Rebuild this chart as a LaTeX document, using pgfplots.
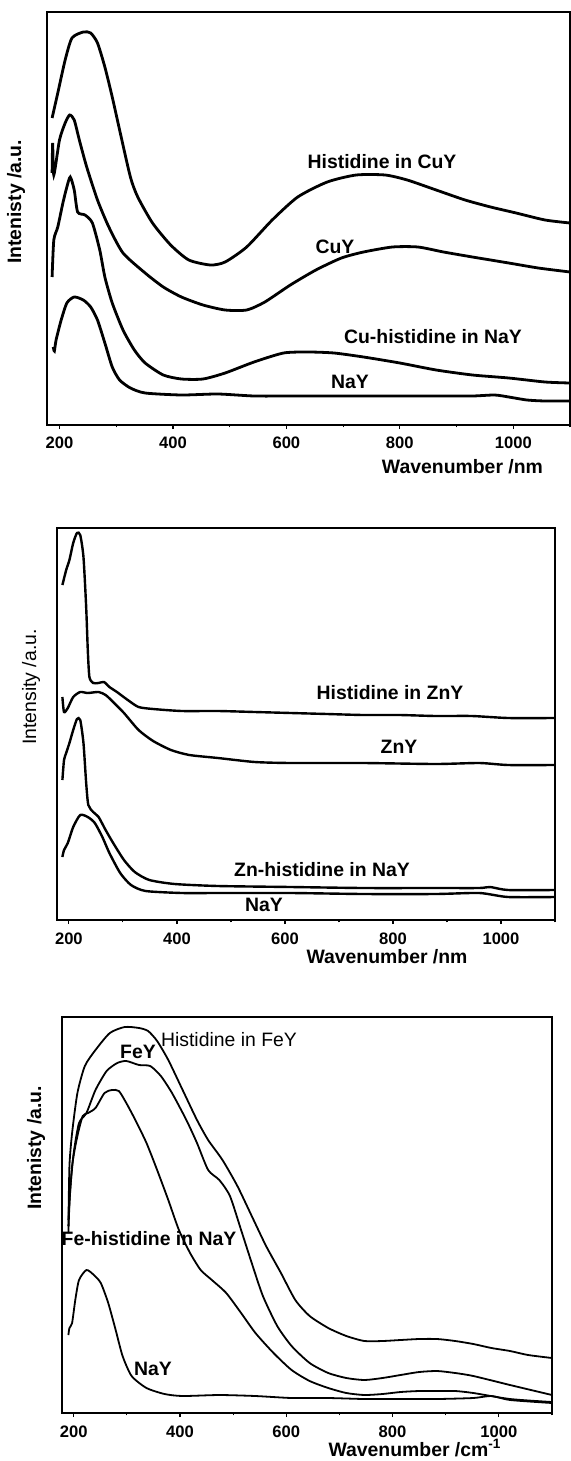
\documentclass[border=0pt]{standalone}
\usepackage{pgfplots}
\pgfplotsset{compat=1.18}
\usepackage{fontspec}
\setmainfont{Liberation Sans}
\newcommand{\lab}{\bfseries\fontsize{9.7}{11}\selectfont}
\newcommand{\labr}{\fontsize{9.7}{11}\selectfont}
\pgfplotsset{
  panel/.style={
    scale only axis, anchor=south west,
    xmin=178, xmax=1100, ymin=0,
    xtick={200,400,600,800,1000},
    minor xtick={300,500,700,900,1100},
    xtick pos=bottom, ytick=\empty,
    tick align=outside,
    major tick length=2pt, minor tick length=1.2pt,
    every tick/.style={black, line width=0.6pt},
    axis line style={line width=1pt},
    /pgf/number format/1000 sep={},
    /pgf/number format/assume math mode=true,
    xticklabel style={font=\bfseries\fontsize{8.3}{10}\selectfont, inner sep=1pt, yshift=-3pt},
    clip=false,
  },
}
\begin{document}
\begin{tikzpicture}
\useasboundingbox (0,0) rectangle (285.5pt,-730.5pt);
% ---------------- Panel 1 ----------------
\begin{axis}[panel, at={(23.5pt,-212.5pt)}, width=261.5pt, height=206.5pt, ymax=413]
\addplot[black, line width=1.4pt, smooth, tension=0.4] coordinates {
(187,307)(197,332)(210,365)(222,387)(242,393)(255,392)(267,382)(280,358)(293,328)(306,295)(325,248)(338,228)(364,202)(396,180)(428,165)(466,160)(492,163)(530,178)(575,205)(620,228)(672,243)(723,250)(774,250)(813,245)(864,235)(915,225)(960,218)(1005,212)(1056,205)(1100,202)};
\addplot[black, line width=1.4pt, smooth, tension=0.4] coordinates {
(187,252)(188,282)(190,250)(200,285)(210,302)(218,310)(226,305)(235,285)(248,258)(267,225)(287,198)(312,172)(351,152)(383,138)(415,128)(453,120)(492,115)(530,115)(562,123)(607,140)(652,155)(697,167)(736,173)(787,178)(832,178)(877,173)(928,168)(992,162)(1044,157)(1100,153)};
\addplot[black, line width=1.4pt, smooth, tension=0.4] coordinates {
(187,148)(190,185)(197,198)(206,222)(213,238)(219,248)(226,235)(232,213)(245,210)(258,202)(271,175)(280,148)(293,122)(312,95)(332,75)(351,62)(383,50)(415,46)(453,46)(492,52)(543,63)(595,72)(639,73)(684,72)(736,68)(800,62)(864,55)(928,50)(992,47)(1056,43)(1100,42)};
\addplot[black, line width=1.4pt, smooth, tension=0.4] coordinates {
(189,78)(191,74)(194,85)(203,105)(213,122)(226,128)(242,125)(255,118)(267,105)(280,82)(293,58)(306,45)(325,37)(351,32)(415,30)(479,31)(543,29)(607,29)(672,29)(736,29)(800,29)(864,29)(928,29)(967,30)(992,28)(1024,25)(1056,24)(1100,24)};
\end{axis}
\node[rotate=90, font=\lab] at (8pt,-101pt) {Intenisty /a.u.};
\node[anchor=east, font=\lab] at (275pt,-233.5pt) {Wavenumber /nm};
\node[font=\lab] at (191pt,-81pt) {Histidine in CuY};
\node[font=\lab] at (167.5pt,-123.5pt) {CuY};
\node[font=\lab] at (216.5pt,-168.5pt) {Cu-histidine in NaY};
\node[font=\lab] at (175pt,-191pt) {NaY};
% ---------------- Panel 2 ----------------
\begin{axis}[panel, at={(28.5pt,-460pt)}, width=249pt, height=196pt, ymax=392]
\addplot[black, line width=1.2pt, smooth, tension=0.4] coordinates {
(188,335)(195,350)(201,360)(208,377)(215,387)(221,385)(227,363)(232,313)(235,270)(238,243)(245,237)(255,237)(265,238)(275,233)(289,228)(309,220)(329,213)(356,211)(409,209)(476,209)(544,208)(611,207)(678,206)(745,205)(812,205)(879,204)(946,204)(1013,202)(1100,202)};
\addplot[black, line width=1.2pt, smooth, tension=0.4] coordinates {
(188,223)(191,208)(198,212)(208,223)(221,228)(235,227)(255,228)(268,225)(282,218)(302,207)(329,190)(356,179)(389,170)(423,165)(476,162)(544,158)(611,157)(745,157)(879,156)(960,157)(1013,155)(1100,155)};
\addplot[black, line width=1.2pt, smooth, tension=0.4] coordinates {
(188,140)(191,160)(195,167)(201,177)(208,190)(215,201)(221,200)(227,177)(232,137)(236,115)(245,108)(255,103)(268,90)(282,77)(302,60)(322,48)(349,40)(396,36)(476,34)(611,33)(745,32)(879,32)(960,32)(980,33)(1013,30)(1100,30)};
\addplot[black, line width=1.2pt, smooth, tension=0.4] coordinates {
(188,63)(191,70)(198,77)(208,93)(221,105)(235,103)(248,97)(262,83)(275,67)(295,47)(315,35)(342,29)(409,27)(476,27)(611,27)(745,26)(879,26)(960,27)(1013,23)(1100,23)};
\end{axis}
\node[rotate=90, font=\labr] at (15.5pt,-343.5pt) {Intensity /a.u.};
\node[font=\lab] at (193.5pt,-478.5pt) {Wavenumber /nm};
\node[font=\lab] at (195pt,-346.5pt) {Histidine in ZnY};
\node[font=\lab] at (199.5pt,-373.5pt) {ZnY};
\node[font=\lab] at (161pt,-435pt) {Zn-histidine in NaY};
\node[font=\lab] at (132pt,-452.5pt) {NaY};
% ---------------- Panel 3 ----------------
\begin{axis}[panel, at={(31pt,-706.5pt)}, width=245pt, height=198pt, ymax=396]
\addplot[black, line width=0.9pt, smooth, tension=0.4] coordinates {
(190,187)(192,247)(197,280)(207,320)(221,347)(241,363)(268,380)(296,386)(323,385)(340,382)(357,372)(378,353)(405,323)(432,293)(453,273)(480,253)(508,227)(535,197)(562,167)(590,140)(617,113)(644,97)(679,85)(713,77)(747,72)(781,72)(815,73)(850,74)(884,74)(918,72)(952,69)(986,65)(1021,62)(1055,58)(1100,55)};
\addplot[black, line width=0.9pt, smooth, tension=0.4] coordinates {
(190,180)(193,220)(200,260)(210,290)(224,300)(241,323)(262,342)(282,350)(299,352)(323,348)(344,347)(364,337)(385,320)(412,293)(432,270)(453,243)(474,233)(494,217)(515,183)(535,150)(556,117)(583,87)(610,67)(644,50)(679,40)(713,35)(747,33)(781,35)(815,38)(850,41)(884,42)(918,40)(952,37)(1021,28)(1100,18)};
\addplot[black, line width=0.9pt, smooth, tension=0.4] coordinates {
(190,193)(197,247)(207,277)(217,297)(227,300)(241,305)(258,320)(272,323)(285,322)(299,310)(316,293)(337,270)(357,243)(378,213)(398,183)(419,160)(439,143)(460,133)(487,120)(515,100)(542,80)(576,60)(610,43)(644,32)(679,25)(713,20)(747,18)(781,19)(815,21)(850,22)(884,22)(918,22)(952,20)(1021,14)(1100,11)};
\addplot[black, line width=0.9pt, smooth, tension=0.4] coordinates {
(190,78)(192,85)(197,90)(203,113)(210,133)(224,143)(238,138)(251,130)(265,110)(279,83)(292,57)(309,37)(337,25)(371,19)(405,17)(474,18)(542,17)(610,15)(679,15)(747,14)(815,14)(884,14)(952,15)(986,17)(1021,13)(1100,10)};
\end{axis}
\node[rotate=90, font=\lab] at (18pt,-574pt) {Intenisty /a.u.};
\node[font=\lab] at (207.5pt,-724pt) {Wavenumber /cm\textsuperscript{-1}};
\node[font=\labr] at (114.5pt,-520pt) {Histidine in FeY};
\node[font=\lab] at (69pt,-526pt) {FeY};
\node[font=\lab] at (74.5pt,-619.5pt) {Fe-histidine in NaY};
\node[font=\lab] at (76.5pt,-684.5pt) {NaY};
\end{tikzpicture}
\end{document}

* * *

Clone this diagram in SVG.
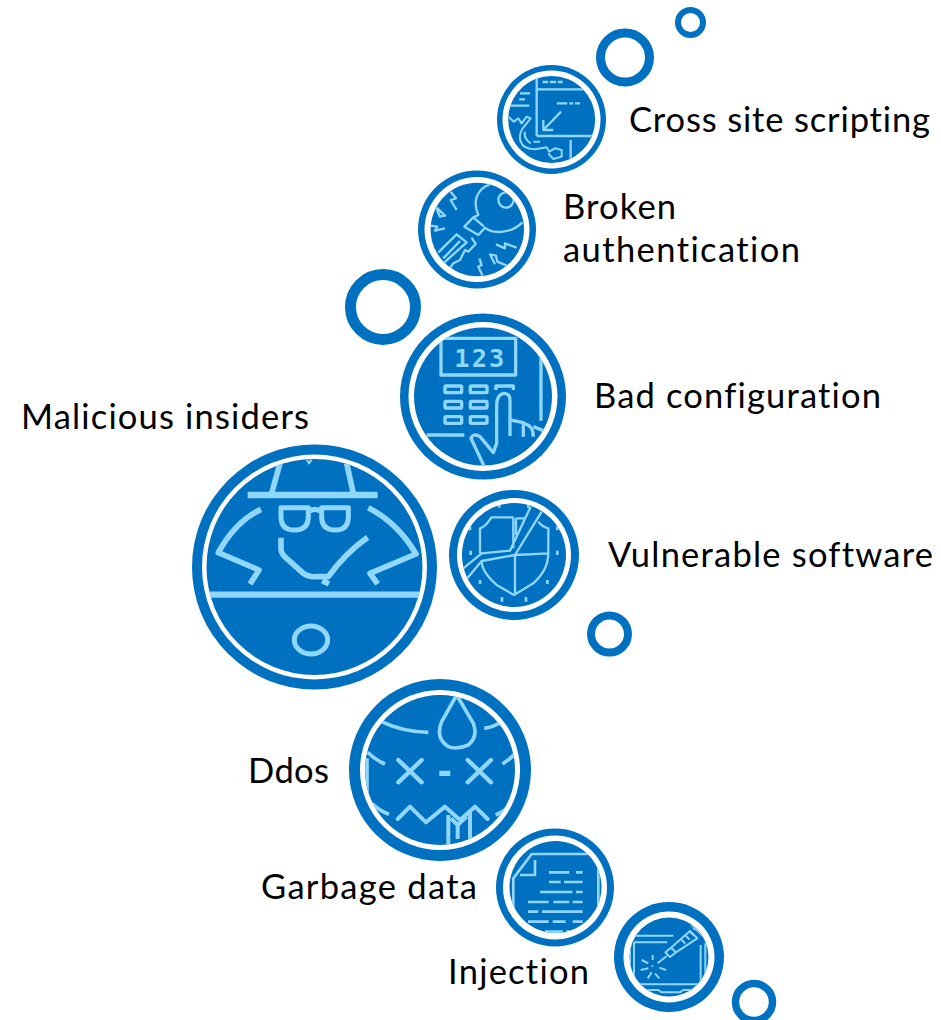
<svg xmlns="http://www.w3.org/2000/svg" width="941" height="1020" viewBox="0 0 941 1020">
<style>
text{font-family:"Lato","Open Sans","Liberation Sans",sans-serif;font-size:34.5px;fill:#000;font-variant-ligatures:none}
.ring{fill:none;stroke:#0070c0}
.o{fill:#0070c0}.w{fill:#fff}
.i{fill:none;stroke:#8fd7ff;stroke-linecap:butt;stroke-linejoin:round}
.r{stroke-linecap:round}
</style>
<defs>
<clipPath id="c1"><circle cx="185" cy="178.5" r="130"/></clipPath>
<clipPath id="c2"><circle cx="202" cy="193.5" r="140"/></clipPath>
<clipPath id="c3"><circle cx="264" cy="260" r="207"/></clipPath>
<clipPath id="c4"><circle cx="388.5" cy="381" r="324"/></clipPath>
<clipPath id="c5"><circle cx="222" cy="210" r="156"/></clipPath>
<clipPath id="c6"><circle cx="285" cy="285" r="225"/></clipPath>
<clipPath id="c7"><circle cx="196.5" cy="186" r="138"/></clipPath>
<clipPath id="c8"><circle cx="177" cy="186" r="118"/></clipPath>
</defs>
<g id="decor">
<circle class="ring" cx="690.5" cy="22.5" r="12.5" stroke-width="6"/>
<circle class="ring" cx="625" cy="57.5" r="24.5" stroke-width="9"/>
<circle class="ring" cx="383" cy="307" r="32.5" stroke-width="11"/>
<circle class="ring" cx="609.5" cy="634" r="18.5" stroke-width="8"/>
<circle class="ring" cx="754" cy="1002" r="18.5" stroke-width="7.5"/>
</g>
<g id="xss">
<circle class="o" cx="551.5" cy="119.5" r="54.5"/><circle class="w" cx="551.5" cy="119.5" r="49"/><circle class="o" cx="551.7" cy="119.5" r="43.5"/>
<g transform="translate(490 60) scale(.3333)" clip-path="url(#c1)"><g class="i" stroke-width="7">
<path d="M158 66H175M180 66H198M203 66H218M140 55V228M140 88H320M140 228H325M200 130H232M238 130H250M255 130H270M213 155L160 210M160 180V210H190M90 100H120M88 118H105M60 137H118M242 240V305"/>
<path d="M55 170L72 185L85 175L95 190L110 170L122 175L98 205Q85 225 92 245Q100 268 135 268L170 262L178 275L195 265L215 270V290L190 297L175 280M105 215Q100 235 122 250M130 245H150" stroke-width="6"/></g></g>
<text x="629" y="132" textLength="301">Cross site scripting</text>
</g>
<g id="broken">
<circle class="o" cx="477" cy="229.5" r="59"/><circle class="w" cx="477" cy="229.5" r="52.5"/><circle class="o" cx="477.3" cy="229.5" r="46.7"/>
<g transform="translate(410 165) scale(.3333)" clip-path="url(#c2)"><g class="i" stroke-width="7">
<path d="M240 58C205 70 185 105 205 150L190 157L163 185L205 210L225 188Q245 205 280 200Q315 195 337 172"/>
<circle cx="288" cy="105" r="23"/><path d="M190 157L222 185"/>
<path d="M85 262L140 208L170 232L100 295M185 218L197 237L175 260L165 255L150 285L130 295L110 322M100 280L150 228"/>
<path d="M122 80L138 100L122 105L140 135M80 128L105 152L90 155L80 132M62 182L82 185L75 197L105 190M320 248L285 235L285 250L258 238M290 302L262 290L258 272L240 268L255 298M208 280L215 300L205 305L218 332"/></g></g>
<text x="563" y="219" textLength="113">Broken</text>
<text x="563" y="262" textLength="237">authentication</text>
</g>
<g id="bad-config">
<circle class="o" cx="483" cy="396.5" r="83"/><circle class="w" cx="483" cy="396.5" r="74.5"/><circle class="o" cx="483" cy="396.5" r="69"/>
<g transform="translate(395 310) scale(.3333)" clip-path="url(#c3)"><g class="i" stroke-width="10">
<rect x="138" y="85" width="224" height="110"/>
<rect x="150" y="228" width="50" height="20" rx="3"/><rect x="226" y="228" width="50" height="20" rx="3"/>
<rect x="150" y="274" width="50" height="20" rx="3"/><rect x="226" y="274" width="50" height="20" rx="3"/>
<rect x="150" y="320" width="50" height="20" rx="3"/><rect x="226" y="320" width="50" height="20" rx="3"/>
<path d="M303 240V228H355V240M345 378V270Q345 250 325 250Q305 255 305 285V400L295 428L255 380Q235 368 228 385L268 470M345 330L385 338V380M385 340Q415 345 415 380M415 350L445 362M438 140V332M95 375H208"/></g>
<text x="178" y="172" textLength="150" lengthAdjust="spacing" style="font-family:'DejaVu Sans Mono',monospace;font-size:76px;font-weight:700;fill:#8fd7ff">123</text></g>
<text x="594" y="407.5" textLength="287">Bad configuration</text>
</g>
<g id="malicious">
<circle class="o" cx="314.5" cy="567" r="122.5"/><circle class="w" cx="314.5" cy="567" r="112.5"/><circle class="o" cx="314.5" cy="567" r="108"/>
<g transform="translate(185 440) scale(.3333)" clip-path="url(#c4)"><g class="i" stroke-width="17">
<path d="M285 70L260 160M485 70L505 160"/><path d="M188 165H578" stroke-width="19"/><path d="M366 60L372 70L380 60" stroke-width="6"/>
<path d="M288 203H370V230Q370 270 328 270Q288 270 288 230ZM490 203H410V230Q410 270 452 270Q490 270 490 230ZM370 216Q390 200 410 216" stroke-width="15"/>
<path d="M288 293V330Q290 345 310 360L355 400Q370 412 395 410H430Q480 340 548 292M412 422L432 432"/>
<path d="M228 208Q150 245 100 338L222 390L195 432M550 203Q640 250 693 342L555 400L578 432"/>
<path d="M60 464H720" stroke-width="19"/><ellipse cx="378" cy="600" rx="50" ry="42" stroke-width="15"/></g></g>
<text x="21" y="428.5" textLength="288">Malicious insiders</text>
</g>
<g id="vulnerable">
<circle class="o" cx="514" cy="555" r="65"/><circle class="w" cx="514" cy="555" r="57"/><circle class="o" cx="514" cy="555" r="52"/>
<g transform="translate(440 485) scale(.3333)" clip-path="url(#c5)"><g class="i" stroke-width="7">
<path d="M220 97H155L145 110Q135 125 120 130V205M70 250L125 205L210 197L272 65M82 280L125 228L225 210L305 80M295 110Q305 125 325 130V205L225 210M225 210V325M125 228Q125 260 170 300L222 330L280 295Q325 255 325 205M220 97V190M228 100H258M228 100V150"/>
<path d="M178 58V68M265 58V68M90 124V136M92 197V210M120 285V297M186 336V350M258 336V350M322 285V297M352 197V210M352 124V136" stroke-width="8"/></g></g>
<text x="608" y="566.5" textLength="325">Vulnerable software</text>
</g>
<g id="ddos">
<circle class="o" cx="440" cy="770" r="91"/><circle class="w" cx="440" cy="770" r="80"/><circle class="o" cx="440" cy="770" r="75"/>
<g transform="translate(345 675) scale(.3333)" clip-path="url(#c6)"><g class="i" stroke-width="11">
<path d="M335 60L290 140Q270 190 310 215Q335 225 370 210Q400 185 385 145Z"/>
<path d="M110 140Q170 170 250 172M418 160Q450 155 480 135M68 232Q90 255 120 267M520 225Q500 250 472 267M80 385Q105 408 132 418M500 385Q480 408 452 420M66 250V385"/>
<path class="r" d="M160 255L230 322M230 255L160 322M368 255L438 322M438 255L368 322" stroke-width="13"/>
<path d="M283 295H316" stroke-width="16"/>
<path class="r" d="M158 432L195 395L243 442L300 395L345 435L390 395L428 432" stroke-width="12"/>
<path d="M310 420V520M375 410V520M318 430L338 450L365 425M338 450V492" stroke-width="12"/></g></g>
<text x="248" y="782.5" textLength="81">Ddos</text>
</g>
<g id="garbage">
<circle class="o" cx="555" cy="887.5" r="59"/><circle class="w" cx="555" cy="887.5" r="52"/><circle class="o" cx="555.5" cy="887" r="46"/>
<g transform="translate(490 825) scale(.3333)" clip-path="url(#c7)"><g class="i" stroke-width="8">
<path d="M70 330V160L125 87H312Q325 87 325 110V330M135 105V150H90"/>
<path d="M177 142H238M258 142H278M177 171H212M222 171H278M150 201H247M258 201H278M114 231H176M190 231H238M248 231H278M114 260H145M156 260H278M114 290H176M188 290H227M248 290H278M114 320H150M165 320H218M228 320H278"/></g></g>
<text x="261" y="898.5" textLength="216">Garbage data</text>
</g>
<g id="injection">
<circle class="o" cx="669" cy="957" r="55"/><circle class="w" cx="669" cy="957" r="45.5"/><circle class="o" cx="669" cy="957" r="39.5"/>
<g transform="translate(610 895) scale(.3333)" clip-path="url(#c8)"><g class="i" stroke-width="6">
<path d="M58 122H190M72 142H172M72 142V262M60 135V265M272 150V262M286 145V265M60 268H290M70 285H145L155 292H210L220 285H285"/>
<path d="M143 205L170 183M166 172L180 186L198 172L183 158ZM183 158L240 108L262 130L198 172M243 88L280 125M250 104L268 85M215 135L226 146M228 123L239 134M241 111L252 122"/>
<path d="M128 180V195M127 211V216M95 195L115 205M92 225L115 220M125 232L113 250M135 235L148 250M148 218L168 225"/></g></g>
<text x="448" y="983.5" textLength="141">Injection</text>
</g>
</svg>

--

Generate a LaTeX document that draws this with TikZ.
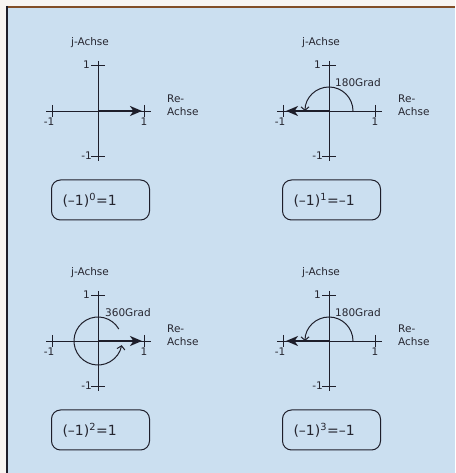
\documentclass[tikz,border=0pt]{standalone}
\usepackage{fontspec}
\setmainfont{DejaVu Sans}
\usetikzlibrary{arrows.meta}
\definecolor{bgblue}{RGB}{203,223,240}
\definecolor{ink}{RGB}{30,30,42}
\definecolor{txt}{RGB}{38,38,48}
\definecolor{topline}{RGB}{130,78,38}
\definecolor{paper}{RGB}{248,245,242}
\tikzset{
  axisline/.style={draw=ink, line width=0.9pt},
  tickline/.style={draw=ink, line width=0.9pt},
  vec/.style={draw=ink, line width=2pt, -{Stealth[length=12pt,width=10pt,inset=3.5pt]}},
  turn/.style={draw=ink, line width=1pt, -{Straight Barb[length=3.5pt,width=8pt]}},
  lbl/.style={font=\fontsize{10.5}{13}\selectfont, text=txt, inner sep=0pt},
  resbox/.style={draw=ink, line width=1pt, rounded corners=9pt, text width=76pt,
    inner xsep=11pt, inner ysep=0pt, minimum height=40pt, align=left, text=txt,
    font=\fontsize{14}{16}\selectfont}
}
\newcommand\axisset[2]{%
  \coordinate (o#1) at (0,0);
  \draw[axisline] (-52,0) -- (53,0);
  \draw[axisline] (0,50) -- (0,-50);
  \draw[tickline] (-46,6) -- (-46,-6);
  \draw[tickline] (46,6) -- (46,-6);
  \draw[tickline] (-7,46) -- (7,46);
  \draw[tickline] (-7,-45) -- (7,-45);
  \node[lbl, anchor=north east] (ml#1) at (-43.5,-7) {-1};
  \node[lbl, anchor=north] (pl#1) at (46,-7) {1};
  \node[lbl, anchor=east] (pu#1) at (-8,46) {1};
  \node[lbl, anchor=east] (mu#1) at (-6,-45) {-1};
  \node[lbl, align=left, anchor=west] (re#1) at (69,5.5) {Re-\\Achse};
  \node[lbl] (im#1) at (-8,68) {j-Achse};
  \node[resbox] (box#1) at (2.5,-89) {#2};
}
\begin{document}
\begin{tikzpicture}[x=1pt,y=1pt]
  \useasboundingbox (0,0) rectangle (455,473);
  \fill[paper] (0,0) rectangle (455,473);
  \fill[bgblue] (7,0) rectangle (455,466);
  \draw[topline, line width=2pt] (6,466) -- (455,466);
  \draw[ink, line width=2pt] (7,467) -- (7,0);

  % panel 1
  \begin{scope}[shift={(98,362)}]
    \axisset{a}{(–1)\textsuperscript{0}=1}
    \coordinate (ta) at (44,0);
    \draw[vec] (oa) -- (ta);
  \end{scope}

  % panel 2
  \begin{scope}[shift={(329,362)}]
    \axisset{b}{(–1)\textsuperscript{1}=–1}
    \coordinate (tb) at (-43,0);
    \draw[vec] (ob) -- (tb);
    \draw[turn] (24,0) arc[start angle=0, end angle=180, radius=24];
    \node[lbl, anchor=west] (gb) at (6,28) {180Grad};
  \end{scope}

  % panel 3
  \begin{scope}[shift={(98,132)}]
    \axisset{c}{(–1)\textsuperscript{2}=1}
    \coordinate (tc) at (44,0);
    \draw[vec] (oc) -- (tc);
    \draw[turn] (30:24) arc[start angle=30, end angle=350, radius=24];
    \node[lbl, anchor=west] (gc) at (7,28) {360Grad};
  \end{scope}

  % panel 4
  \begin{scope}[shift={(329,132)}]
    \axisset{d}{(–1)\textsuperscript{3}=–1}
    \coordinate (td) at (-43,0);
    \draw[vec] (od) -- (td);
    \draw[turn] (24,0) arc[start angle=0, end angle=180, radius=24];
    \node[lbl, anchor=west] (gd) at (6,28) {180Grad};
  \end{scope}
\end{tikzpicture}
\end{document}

TO BE DONE: Beginning with the line above that contains "Generate a LaTeX" and finishing with the line that contains "(7,467) -- (7,0);", print those lines exactly and only. Skip all pictures.

EXPECTED ANSWER:
Generate a LaTeX document that draws this with TikZ.
\documentclass[tikz,border=0pt]{standalone}
\usepackage{fontspec}
\setmainfont{DejaVu Sans}
\usetikzlibrary{arrows.meta}
\definecolor{bgblue}{RGB}{203,223,240}
\definecolor{ink}{RGB}{30,30,42}
\definecolor{txt}{RGB}{38,38,48}
\definecolor{topline}{RGB}{130,78,38}
\definecolor{paper}{RGB}{248,245,242}
\tikzset{
  axisline/.style={draw=ink, line width=0.9pt},
  tickline/.style={draw=ink, line width=0.9pt},
  vec/.style={draw=ink, line width=2pt, -{Stealth[length=12pt,width=10pt,inset=3.5pt]}},
  turn/.style={draw=ink, line width=1pt, -{Straight Barb[length=3.5pt,width=8pt]}},
  lbl/.style={font=\fontsize{10.5}{13}\selectfont, text=txt, inner sep=0pt},
  resbox/.style={draw=ink, line width=1pt, rounded corners=9pt, text width=76pt,
    inner xsep=11pt, inner ysep=0pt, minimum height=40pt, align=left, text=txt,
    font=\fontsize{14}{16}\selectfont}
}
\newcommand\axisset[2]{%
  \coordinate (o#1) at (0,0);
  \draw[axisline] (-52,0) -- (53,0);
  \draw[axisline] (0,50) -- (0,-50);
  \draw[tickline] (-46,6) -- (-46,-6);
  \draw[tickline] (46,6) -- (46,-6);
  \draw[tickline] (-7,46) -- (7,46);
  \draw[tickline] (-7,-45) -- (7,-45);
  \node[lbl, anchor=north east] (ml#1) at (-43.5,-7) {-1};
  \node[lbl, anchor=north] (pl#1) at (46,-7) {1};
  \node[lbl, anchor=east] (pu#1) at (-8,46) {1};
  \node[lbl, anchor=east] (mu#1) at (-6,-45) {-1};
  \node[lbl, align=left, anchor=west] (re#1) at (69,5.5) {Re-\\Achse};
  \node[lbl] (im#1) at (-8,68) {j-Achse};
  \node[resbox] (box#1) at (2.5,-89) {#2};
}
\begin{document}
\begin{tikzpicture}[x=1pt,y=1pt]
  \useasboundingbox (0,0) rectangle (455,473);
  \fill[paper] (0,0) rectangle (455,473);
  \fill[bgblue] (7,0) rectangle (455,466);
  \draw[topline, line width=2pt] (6,466) -- (455,466);
  \draw[ink, line width=2pt] (7,467) -- (7,0);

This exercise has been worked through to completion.